Experts say the change is because Georgia has been more successful in recruiting large distribution centers that need to move items through the port.
"We weren't as aggressive as we should have been," State Ports Authority president Jim Newsome told The State for a story Sunday.
Newsome, who took over as president of the ports in September, said the state will have a second chance at luring some distribution facilities in advance of the widening of the Panama Canal. That will be complete in 2014 and will bring more ships from Asia to the East Coast, he said.
"This will be the most significant event since the start of containerization," Newsome said. "And the state is now attuned to that."
South Carolina has much ground to make up.
In the 1990s, while the port of Charleston focused on retaining shipping firms, Georgia and other states bought land and built the infrastructure to bring in distribution centers.
Savannah landed a 1.5 million-square-foot Home Depot distribution center as well as those for Walmart, Target, Sears/Kmart, Lowe's and IKEA. The ships followed the centers. That meant fewer ships coming in to Charleston and fewer available to take goods out.

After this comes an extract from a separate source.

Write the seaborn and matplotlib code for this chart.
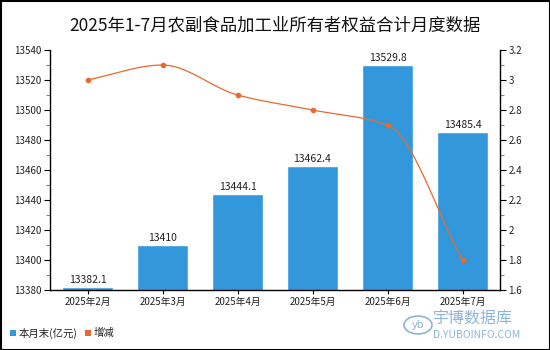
import numpy as np
import pandas as pd
import matplotlib
matplotlib.use("Agg")
import matplotlib.pyplot as plt
import seaborn as sns
from matplotlib.ticker import MultipleLocator, FuncFormatter
from matplotlib.patches import Circle, Rectangle

sns.set_theme(style="white")
plt.rcParams['font.family'] = ['Noto Sans CJK SC', 'DejaVu Sans']

months = ["2025年2月", "2025年3月", "2025年4月", "2025年5月", "2025年6月", "2025年7月"]
values = [13382.1, 13410, 13444.1, 13462.4, 13529.8, 13485.4]
value_labels = ["13382.1", "13410", "13444.1", "13462.4", "13529.8", "13485.4"]
growth = [3.0, 3.1, 2.9, 2.8, 2.7, 1.8]
legend_bar = "本月末(亿元)"
legend_line = "增减"
title = "2025年1-7月农副食品加工业所有者权益合计月度数据"

bar_color = "#3398DB"
line_color = "#E8692D"

df = pd.DataFrame({"month": months, "value": values, "growth": growth})

fig = plt.figure(figsize=(5.5, 3.5), dpi=100)
ax = fig.add_axes([50/550, 1-290/350, 450/550, 240/350])

sns.barplot(data=df, x="month", y="value", color=bar_color, width=0.667,
            saturation=1, ax=ax)
ax.set_ylim(13380, 13540)
ax.yaxis.set_major_locator(MultipleLocator(20))
ax.yaxis.set_minor_locator(MultipleLocator(10))
ax.set_xlabel("")
ax.set_ylabel("")
ax.set_xlim(-0.5, len(months) - 0.5)

for i, (v, lab) in enumerate(zip(values, value_labels)):
    ax.text(i, v + 1.5, lab, ha="center", va="bottom", fontsize=7.5, color="#222222")

ax2 = ax.twinx()
x = np.arange(len(growth))
y = np.array(growth)

# smooth curve through the data points (monotone cubic, Fritsch-Carlson)
def pchip(xk, yk, n=40):
    h = np.diff(xk)
    d = np.diff(yk) / h
    m = np.zeros_like(yk)
    m[0], m[-1] = d[0], d[-1]
    for k in range(1, len(yk) - 1):
        if d[k-1] * d[k] > 0:
            m[k] = 2 / (1/d[k-1] + 1/d[k])
        else:
            m[k] = 0
    xs, ys = [], []
    for k in range(len(xk) - 1):
        t = np.linspace(0, 1, n)
        h00 = 2*t**3 - 3*t**2 + 1
        h10 = t**3 - 2*t**2 + t
        h01 = -2*t**3 + 3*t**2
        h11 = t**3 - t**2
        xs.append(xk[k] + t*h[k])
        ys.append(h00*yk[k] + h10*h[k]*m[k] + h01*yk[k+1] + h11*h[k]*m[k+1])
    return np.concatenate(xs), np.concatenate(ys)

xs, ys = pchip(x.astype(float), y)
ax2.plot(xs, ys, color=line_color, lw=0.9)
sns.scatterplot(x=x, y=y, color=line_color, s=14, ax=ax2, edgecolor=line_color, zorder=5)
ax2.set_ylim(1.6, 3.2)
ax2.yaxis.set_major_locator(MultipleLocator(0.2))
ax2.yaxis.set_minor_locator(MultipleLocator(0.1))
ax2.yaxis.set_major_formatter(FuncFormatter(lambda v, p: f"{v:g}"))
ax2.set_ylabel("")
ax2.set_xlim(-0.5, len(months) - 0.5)

for a in (ax, ax2):
    a.spines["top"].set_visible(False)
    for s in ("left", "right", "bottom"):
        a.spines[s].set_color("black")
        a.spines[s].set_linewidth(1)
    a.grid(False)

ax.spines["right"].set_visible(False)
ax2.spines["left"].set_visible(False)
ax2.spines["bottom"].set_visible(False)

ax.tick_params(axis="y", which="major", direction="out", length=4, width=0.8,
               color="black", labelsize=7, pad=2, left=True)
ax.tick_params(axis="y", which="minor", direction="out", length=3, width=0.8,
               color="#E06060", left=True)
ax.tick_params(axis="x", which="major", direction="out", length=3, width=0.8,
               color="black", labelsize=7, pad=2, bottom=True)
ax2.tick_params(axis="y", which="major", direction="out", length=4, width=0.8,
                color="black", labelsize=7, pad=2, right=True)
ax2.tick_params(axis="y", which="minor", direction="out", length=3, width=0.8,
                color="#E06060", right=True)
for lab in ax.get_yticklabels() + ax2.get_yticklabels() + ax.get_xticklabels():
    lab.set_color("#222222")

fig.text(0.5, 1-25/350, title, ha="center", va="center", fontsize=12.5, color="#111111")

# legend
fig.patches.append(Rectangle((10/550, 1-336/350), 6/550, 6/350, transform=fig.transFigure,
                             facecolor=bar_color, edgecolor="none"))
fig.text(19/550, 1-333/350, legend_bar, ha="left", va="center", fontsize=7.5, color="#222222")
fig.patches.append(Rectangle((85/550, 1-336/350), 6/550, 6/350, transform=fig.transFigure,
                             facecolor=line_color, edgecolor="none"))
fig.text(94/550, 1-333/350, legend_line, ha="left", va="center", fontsize=7.5, color="#222222")

# watermark
wm = "#8DB5DC"
fig.patches.append(Circle((418/550, 1-325/350), 14/550, transform=fig.transFigure,
                          facecolor="none", edgecolor=wm, lw=1.2))
fig.text(418/550, 1-325/350, "yb", ha="center", va="center", fontsize=8, color=wm, style="italic")
fig.text(433/550, 1-319/350, "宇博数据库", ha="left", va="center", fontsize=11.5, color=wm)
fig.text(433/550, 1-335/350, "D.YUBOINFO.COM", ha="left", va="center", fontsize=7.5, color=wm)

# border
fig.patches.append(Rectangle((0.5/550, 0.5/350), 1-1/550, 1-1/350, transform=fig.transFigure,
                             facecolor="none", edgecolor="black", lw=1.5))

fig.savefig("out.png", dpi=100)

From 2004 to 2009, 20-foot containers hauled into and out of Charleston plunged to about 1.2 million a year from nearly 1.9 million, while Savannah's traffic spiked to 2.3 million from 1.7 million.

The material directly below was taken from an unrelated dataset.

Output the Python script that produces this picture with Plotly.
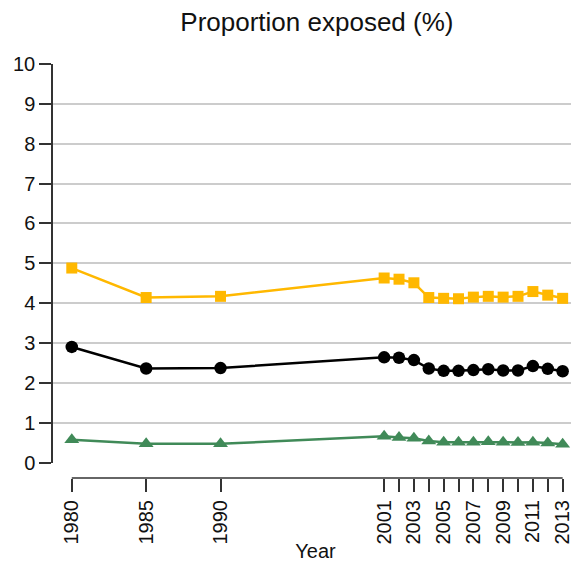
import plotly.graph_objects as go

years = [1980, 1985, 1990, 2001, 2002, 2003, 2004, 2005, 2006, 2007, 2008, 2009, 2010, 2011, 2012, 2013]
series_orange = [4.88, 4.14, 4.17, 4.63, 4.60, 4.51, 4.14, 4.12, 4.11, 4.15, 4.17, 4.15, 4.17, 4.29, 4.20, 4.12]
series_black = [2.90, 2.36, 2.37, 2.64, 2.63, 2.57, 2.36, 2.30, 2.30, 2.32, 2.34, 2.31, 2.31, 2.42, 2.35, 2.29]
series_green = [0.57, 0.47, 0.47, 0.66, 0.63, 0.61, 0.54, 0.51, 0.51, 0.51, 0.52, 0.51, 0.50, 0.51, 0.49, 0.46]

tick_years = [1980, 1985, 1990] + list(range(2001, 2014))
tick_text = [str(y) if (y < 2000 or y % 2 == 1) else "" for y in tick_years]
y_ticks = list(range(0, 11))

FONT = "Liberation Sans, Arial, sans-serif"
AX = "#333333"

fig = go.Figure()
fig.add_trace(go.Scatter(x=years, y=series_orange, mode="lines+markers",
                         line=dict(color="#FFB800", width=2.5),
                         marker=dict(symbol="square", size=11, color="#FFB800"),
                         cliponaxis=False, showlegend=False))
fig.add_trace(go.Scatter(x=years, y=series_black, mode="lines+markers",
                         line=dict(color="#000000", width=2.5),
                         marker=dict(symbol="circle", size=12.5, color="#000000"),
                         cliponaxis=False, showlegend=False))
fig.add_trace(go.Scatter(x=years, y=series_green, mode="lines+markers",
                         line=dict(color="#408A58", width=2.5),
                         marker=dict(symbol="triangle-up", size=13, color="#408A58"),
                         cliponaxis=False, showlegend=False))

# x axis baseline spanning first to last year
fig.add_shape(type="line", xref="x", yref="paper", x0=years[0], x1=years[-1], y0=0, y1=0,
              line=dict(color=AX, width=1.5))

fig.update_layout(
    width=571, height=561,
    margin=dict(l=44, r=0, t=56, b=91),
    paper_bgcolor="white", plot_bgcolor="white",
    font=dict(family=FONT, color="#111111", size=20),
    title=dict(text="Proportion exposed (%)", x=0.541, xanchor="center", y=0.975, yanchor="middle",
               font=dict(size=26, family=FONT, color="#111111")),
    xaxis=dict(range=[1978.67, 2014.1], anchor="free", position=0,
               showgrid=False, zeroline=False, showline=False,
               tickmode="array", tickvals=tick_years, ticktext=tick_text,
               ticks="outside", ticklen=13, tickwidth=1.5, tickcolor=AX,
               tickangle=-90, tickfont=dict(size=20),
               title=dict(text="Year", font=dict(size=20), standoff=0)),
    yaxis=dict(range=[0, 10], domain=[0.0374, 1], anchor="free", position=0,
               tickmode="array", tickvals=y_ticks,
               showgrid=True, gridcolor="#cccccc", gridwidth=1.5,
               zeroline=False, showline=True, linecolor=AX, linewidth=1.5,
               ticks="outside", ticklen=12, tickwidth=1.5, tickcolor=AX,
               tickfont=dict(size=20)),
)

fig.write_html("out.html")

"We lost our competitive edge," Ports Authority spokesman Byron Miller said.
Some question whether the distribution route is the way to go. The centers generally pay lower wages than manufacturing plants. And unlike manufacturers such as BMW in the South Carolina Upstate and Boeing, which is locating a facility in North Charleston, there are few suppliers or spinoff industries that grow up around distribution centers.
"Distribution centers are important," said Jim Gambrell, Columbia's economic development director. "But the return on investment doesn't rank up with an advanced manufacturing center. A distribution center doesn't create wealth."

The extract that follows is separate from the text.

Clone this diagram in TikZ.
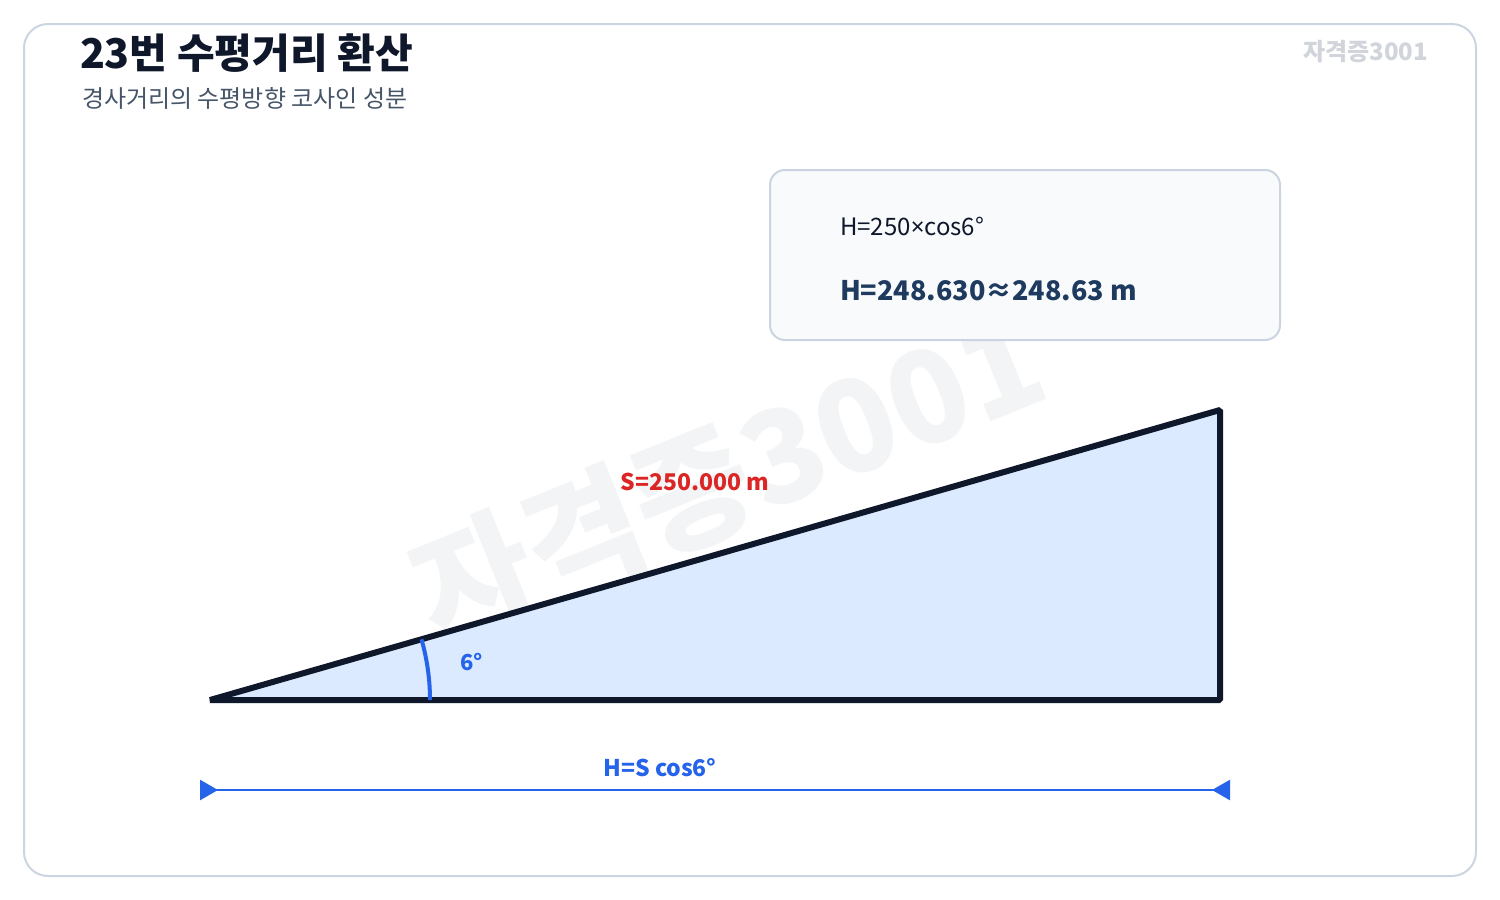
\documentclass[tikz,border=0pt]{standalone}
\usepackage{fontspec}
\setmainfont{Noto Sans CJK KR}
\newfontfamily\latin{Noto Sans}
\usetikzlibrary{arrows.meta}
\definecolor{frame}{HTML}{CBD5E1}
\definecolor{ink}{HTML}{0F172A}
\definecolor{subt}{HTML}{475569}
\definecolor{wm}{HTML}{D1D5DB}
\definecolor{wmbig}{HTML}{F3F4F6}
\definecolor{boxfill}{HTML}{F8FAFC}
\definecolor{navy}{HTML}{1E3A5F}
\definecolor{tri}{HTML}{DBEAFE}
\definecolor{blue}{HTML}{2563EB}
\definecolor{red}{HTML}{DC2626}
\tikzset{
  txt/.style={inner sep=0pt, outer sep=0pt},
  dimarrows/.style={{Triangle[reversed,length=18pt,width=20pt]}-{Triangle[reversed,length=18pt,width=20pt]}},
}
\begin{document}
\begin{tikzpicture}[x=1pt,y=-1pt]
\useasboundingbox (0,0) rectangle (1500,900);
% frame
\draw[frame, line width=2pt, rounded corners=24pt, fill=white] (24,24) rectangle (1476,876);
% titles
\node[txt, anchor=base west, text=ink, font=\fontsize{41}{44}\selectfont\bfseries] (title) at (80,68) {23번 수평거리 환산};
\node[txt, anchor=base west, text=subt, font=\fontsize{24}{26}\selectfont] (subtitle) at (82,107) {경사거리의 수평방향 코사인 성분};
\node[txt, anchor=base east, text=wm, font=\fontsize{24}{26}\selectfont\bfseries] (brand) at (1428,60) {자격증3001};
% big watermark
\node[txt, text=wmbig, rotate=22, font=\fontsize{128}{130}\selectfont\bfseries] (wmark) at (728,476) {자격증3001};
% formula box
\draw[frame, line width=2pt, rounded corners=15pt, fill=boxfill] (770,170) rectangle (1280,340);
\node[txt, anchor=base west, text=ink, font=\fontsize{24}{26}\selectfont] (f1) at (840,235) {H=250{\latin ×}cos6°};
\node[txt, anchor=base west, text=navy, font=\fontsize{27}{30}\selectfont\bfseries] (f2) at (840,300) {H=248.630≈248.63 m};
% triangle
\coordinate (A) at (210,700);
\coordinate (B) at (1220,700);
\coordinate (C) at (1220,410);
\draw[ink, line width=6pt, fill=tri, line join=bevel] (A) -- (B) -- (C) -- cycle;
% angle arc
\draw[blue, line width=4pt] ([shift={(0:220pt)}]A) arc[start angle=0, end angle=16, radius=220pt];
\node[txt, anchor=base west, text=blue, font=\fontsize{22}{24}\selectfont\bfseries] (ang) at (460,670) {6°};
\node[txt, anchor=base, text=red, font=\fontsize{23}{24}\selectfont\bfseries] (slabel) at (695,490) {S=250.000 m};
% dimension line
\coordinate (DL) at (200,790);
\coordinate (DR) at (1230,790);
\draw[blue, line width=2.5pt, dimarrows] (DL) -- (DR);
\node[txt, anchor=base, text=blue, font=\fontsize{23}{24}\selectfont\bfseries] (hlabel) at (660,776) {H=S cos6°};
\end{tikzpicture}
\end{document}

Still, University of South Carolina economist Doug Woodward said, South Carolina, which has the nation's fourth-highest unemployment rate, needs jobs. And the areas where the distribution centers would likely locate - rural areas with low-cost land, cheap labor and good interstate access - have even higher jobless rates.
"We have to serve the population that we have," Woodward said. "People in some areas will line up for these jobs. It's better than working retail."